For myself, however, I have decided to follow Jesus’ example.
I don’t want to narrow the gap; I want to bridge it. In my mind here is what I envision: I see a bridge with one side firmly anchored to what is eternal and never changing. The other end is connected to what is perpetually shifting. It will not be easy work to make the adjustments necessary to keep this second end of the bridge connected, but it will be worth it.
I will say it again: I believe the words of Scripture are powerful.
I believe the Gospel changes lives. I believe wholeheartedly that the message of God will continue to be relevant to those we are trying to connect with. Let’s not give up on bridging the gap. Continue speaking the Words of God!
Some practical applications:
- Take time to invest in building relationships, and not only with fellow Christ-followers, but with unbelievers as well. Use those relationships as a bridge for the Gospel. Many are calling this approach “relational discipleship.” Think of the way Jesus invested intensely in a group of 12, and even more deeply in a group of 3. His example should be our model.

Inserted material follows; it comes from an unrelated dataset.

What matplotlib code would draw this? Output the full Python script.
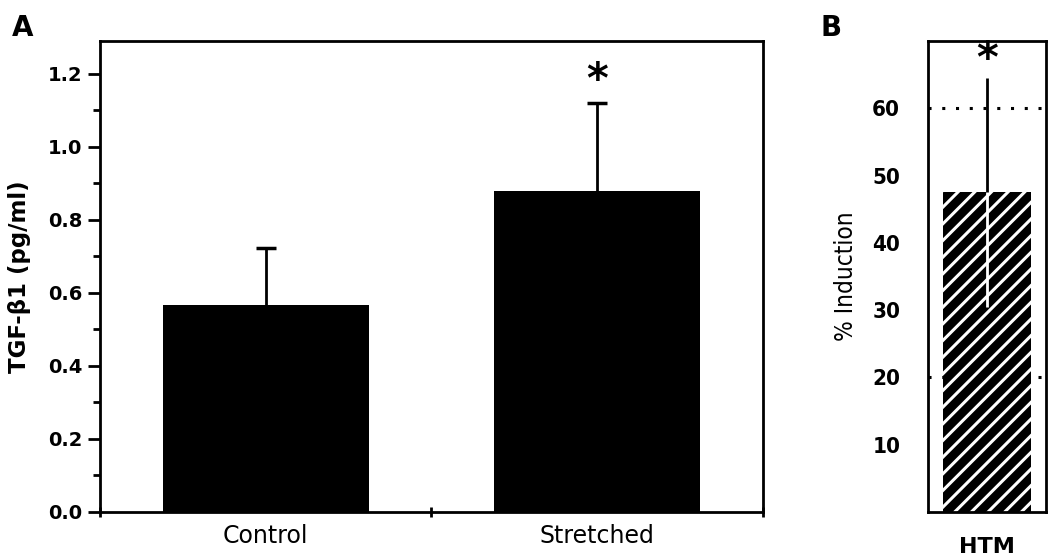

- When you preach, don’t just dive into your message, but make an effort to build a relational connection. It helps if it is evident that you are human too. I will often dedicate several hours to crafting the first five minutes of a message.
- As you prepare messages, consider those who are skeptical and try to imagine how they might receive your words. Acknowledge skepticism when and where it may exist in connection with the message you are presenting.
- The words of Scripture often clash with the values of culture. Many secular studies, however, confirm the wisdom of living just as God would have us do. Lean in to opportunities provided by these secular studies that unintentionally confirm the truths of God. For example, many studies show just how important the nuclear family is to the healthy development of children.
- Like Jesus did, tell stories. Stories exist as tools that often serve to soften the blow of difficult teachings, while still powerfully and uncompromisingly communicating those difficult teachings. As an added benefit, people tend to remember truths they learned in story form.